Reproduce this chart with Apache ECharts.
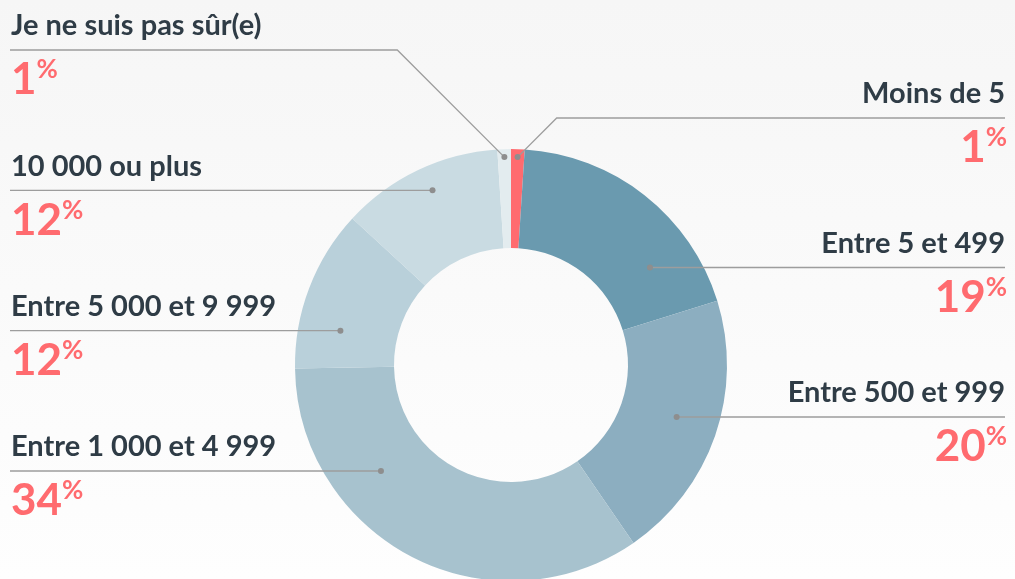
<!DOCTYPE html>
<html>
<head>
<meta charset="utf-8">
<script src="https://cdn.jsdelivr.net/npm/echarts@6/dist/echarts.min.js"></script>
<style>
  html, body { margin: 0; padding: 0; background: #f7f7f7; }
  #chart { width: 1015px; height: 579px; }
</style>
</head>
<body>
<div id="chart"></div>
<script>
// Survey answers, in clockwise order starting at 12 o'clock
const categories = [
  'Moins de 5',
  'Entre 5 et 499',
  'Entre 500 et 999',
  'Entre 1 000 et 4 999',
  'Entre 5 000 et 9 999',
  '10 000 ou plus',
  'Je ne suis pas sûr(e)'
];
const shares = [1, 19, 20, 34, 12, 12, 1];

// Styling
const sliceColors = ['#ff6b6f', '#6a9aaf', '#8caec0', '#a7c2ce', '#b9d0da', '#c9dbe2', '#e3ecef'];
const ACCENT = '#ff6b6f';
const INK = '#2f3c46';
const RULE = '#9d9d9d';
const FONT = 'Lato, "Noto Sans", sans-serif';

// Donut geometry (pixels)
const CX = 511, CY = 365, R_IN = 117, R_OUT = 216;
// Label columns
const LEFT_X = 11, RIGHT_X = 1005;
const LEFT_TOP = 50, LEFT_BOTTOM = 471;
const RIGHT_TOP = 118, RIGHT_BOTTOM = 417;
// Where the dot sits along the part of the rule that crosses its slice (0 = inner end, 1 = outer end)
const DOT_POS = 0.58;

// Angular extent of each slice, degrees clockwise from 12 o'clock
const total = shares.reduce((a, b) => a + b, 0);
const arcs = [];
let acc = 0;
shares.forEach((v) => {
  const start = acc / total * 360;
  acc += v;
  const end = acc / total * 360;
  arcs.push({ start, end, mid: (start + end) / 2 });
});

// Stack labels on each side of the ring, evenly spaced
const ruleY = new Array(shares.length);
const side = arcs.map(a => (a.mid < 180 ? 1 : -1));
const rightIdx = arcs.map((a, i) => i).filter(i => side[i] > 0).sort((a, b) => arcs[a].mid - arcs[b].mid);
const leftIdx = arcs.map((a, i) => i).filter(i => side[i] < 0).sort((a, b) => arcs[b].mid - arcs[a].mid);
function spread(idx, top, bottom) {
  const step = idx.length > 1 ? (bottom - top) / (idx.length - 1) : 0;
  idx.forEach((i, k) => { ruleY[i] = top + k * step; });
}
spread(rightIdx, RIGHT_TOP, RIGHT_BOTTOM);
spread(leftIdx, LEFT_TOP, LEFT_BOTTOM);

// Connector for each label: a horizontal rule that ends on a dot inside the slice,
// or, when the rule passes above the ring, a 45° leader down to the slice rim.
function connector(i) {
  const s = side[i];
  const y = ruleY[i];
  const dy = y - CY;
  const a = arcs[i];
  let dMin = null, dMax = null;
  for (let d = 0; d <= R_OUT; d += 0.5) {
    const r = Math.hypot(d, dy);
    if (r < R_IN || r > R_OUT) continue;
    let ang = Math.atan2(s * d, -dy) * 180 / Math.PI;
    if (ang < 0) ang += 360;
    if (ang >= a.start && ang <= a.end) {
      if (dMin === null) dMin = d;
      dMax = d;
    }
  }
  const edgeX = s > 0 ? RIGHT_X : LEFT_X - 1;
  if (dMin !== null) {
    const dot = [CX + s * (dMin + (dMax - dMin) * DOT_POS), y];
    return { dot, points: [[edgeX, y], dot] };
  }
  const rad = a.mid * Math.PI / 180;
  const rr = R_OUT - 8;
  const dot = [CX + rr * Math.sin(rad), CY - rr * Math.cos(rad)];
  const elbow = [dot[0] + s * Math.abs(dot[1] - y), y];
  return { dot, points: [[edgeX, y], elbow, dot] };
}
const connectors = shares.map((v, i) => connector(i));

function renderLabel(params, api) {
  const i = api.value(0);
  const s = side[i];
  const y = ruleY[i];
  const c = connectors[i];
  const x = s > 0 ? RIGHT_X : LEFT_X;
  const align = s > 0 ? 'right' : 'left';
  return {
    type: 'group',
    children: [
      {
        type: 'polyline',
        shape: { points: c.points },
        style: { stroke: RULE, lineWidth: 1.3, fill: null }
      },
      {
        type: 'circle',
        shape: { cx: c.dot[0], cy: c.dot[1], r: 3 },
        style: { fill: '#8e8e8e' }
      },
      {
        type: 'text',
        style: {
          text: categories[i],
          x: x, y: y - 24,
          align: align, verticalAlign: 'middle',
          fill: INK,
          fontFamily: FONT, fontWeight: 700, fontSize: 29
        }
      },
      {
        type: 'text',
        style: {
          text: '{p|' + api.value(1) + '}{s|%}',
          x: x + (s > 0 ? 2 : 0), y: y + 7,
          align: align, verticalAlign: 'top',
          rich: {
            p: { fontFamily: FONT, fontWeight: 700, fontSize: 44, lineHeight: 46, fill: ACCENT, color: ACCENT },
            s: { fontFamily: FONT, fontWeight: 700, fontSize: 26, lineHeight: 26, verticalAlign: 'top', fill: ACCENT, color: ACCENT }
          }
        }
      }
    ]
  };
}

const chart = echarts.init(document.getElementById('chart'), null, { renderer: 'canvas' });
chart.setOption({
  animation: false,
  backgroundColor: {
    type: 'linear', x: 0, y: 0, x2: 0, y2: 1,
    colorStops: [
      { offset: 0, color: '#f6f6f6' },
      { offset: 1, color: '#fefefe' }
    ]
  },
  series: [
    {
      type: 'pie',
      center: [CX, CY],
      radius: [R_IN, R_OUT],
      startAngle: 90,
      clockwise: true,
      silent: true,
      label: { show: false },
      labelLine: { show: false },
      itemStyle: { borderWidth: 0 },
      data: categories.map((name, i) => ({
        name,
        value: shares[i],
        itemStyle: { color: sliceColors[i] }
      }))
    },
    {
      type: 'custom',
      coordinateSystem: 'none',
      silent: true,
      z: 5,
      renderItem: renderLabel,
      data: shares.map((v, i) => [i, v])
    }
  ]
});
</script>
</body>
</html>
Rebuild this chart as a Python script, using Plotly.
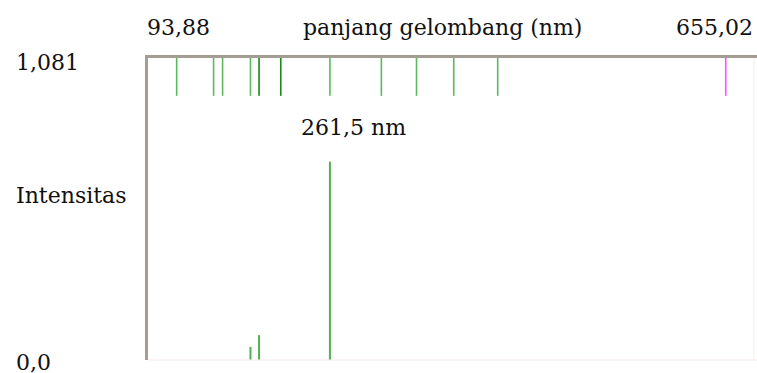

^^^^

Directions:
Every entry above needs to be retyped exactly; drop the pictures.

Worked answer:
Reproduce this chart with Apache ECharts.
<!DOCTYPE html>
<html>
<head>
<meta charset="utf-8">
<script src="https://cdn.jsdelivr.net/npm/echarts@6/dist/echarts.min.js"></script>
<style>
  html, body { margin: 0; padding: 0; background: #f7f7f7; }
  #chart { width: 1015px; height: 579px; }
</style>
</head>
<body>
<div id="chart"></div>
<script>
// Survey answers, in clockwise order starting at 12 o'clock
const categories = [
  'Moins de 5',
  'Entre 5 et 499',
  'Entre 500 et 999',
  'Entre 1 000 et 4 999',
  'Entre 5 000 et 9 999',
  '10 000 ou plus',
  'Je ne suis pas sûr(e)'
];
const shares = [1, 19, 20, 34, 12, 12, 1];

// Styling
const sliceColors = ['#ff6b6f', '#6a9aaf', '#8caec0', '#a7c2ce', '#b9d0da', '#c9dbe2', '#e3ecef'];
const ACCENT = '#ff6b6f';
const INK = '#2f3c46';
const RULE = '#9d9d9d';
const FONT = 'Lato, "Noto Sans", sans-serif';

// Donut geometry (pixels)
const CX = 511, CY = 365, R_IN = 117, R_OUT = 216;
// Label columns
const LEFT_X = 11, RIGHT_X = 1005;
const LEFT_TOP = 50, LEFT_BOTTOM = 471;
const RIGHT_TOP = 118, RIGHT_BOTTOM = 417;
// Where the dot sits along the part of the rule that crosses its slice (0 = inner end, 1 = outer end)
const DOT_POS = 0.58;

// Angular extent of each slice, degrees clockwise from 12 o'clock
const total = shares.reduce((a, b) => a + b, 0);
const arcs = [];
let acc = 0;
shares.forEach((v) => {
  const start = acc / total * 360;
  acc += v;
  const end = acc / total * 360;
  arcs.push({ start, end, mid: (start + end) / 2 });
});

// Stack labels on each side of the ring, evenly spaced
const ruleY = new Array(shares.length);
const side = arcs.map(a => (a.mid < 180 ? 1 : -1));
const rightIdx = arcs.map((a, i) => i).filter(i => side[i] > 0).sort((a, b) => arcs[a].mid - arcs[b].mid);
const leftIdx = arcs.map((a, i) => i).filter(i => side[i] < 0).sort((a, b) => arcs[b].mid - arcs[a].mid);
function spread(idx, top, bottom) {
  const step = idx.length > 1 ? (bottom - top) / (idx.length - 1) : 0;
  idx.forEach((i, k) => { ruleY[i] = top + k * step; });
}
spread(rightIdx, RIGHT_TOP, RIGHT_BOTTOM);
spread(leftIdx, LEFT_TOP, LEFT_BOTTOM);

// Connector for each label: a horizontal rule that ends on a dot inside the slice,
// or, when the rule passes above the ring, a 45° leader down to the slice rim.
function connector(i) {
  const s = side[i];
  const y = ruleY[i];
  const dy = y - CY;
  const a = arcs[i];
  let dMin = null, dMax = null;
  for (let d = 0; d <= R_OUT; d += 0.5) {
    const r = Math.hypot(d, dy);
    if (r < R_IN || r > R_OUT) continue;
    let ang = Math.atan2(s * d, -dy) * 180 / Math.PI;
    if (ang < 0) ang += 360;
    if (ang >= a.start && ang <= a.end) {
      if (dMin === null) dMin = d;
      dMax = d;
    }
  }
  const edgeX = s > 0 ? RIGHT_X : LEFT_X - 1;
  if (dMin !== null) {
    const dot = [CX + s * (dMin + (dMax - dMin) * DOT_POS), y];
    return { dot, points: [[edgeX, y], dot] };
  }
  const rad = a.mid * Math.PI / 180;
  const rr = R_OUT - 8;
  const dot = [CX + rr * Math.sin(rad), CY - rr * Math.cos(rad)];
  const elbow = [dot[0] + s * Math.abs(dot[1] - y), y];
  return { dot, points: [[edgeX, y], elbow, dot] };
}
const connectors = shares.map((v, i) => connector(i));

function renderLabel(params, api) {
  const i = api.value(0);
  const s = side[i];
  const y = ruleY[i];
  const c = connectors[i];
  const x = s > 0 ? RIGHT_X : LEFT_X;
  const align = s > 0 ? 'right' : 'left';
  return {
    type: 'group',
    children: [
      {
        type: 'polyline',
        shape: { points: c.points },
        style: { stroke: RULE, lineWidth: 1.3, fill: null }
      },
      {
        type: 'circle',
        shape: { cx: c.dot[0], cy: c.dot[1], r: 3 },
        style: { fill: '#8e8e8e' }
      },
      {
        type: 'text',
        style: {
          text: categories[i],
          x: x, y: y - 24,
          align: align, verticalAlign: 'middle',
          fill: INK,
          fontFamily: FONT, fontWeight: 700, fontSize: 29
        }
      },
      {
        type: 'text',
        style: {
          text: '{p|' + api.value(1) + '}{s|%}',
          x: x + (s > 0 ? 2 : 0), y: y + 7,
          align: align, verticalAlign: 'top',
          rich: {
            p: { fontFamily: FONT, fontWeight: 700, fontSize: 44, lineHeight: 46, fill: ACCENT, color: ACCENT },
            s: { fontFamily: FONT, fontWeight: 700, fontSize: 26, lineHeight: 26, verticalAlign: 'top', fill: ACCENT, color: ACCENT }
          }
        }
      }
    ]
  };
}

const chart = echarts.init(document.getElementById('chart'), null, { renderer: 'canvas' });
chart.setOption({
  animation: false,
  backgroundColor: {
    type: 'linear', x: 0, y: 0, x2: 0, y2: 1,
    colorStops: [
      { offset: 0, color: '#f6f6f6' },
      { offset: 1, color: '#fefefe' }
    ]
  },
  series: [
    {
      type: 'pie',
      center: [CX, CY],
      radius: [R_IN, R_OUT],
      startAngle: 90,
      clockwise: true,
      silent: true,
      label: { show: false },
      labelLine: { show: false },
      itemStyle: { borderWidth: 0 },
      data: categories.map((name, i) => ({
        name,
        value: shares[i],
        itemStyle: { color: sliceColors[i] }
      }))
    },
    {
      type: 'custom',
      coordinateSystem: 'none',
      silent: true,
      z: 5,
      renderItem: renderLabel,
      data: shares.map((v, i) => [i, v])
    }
  ]
});
</script>
</body>
</html>
Rebuild this chart as a Python script, using Plotly.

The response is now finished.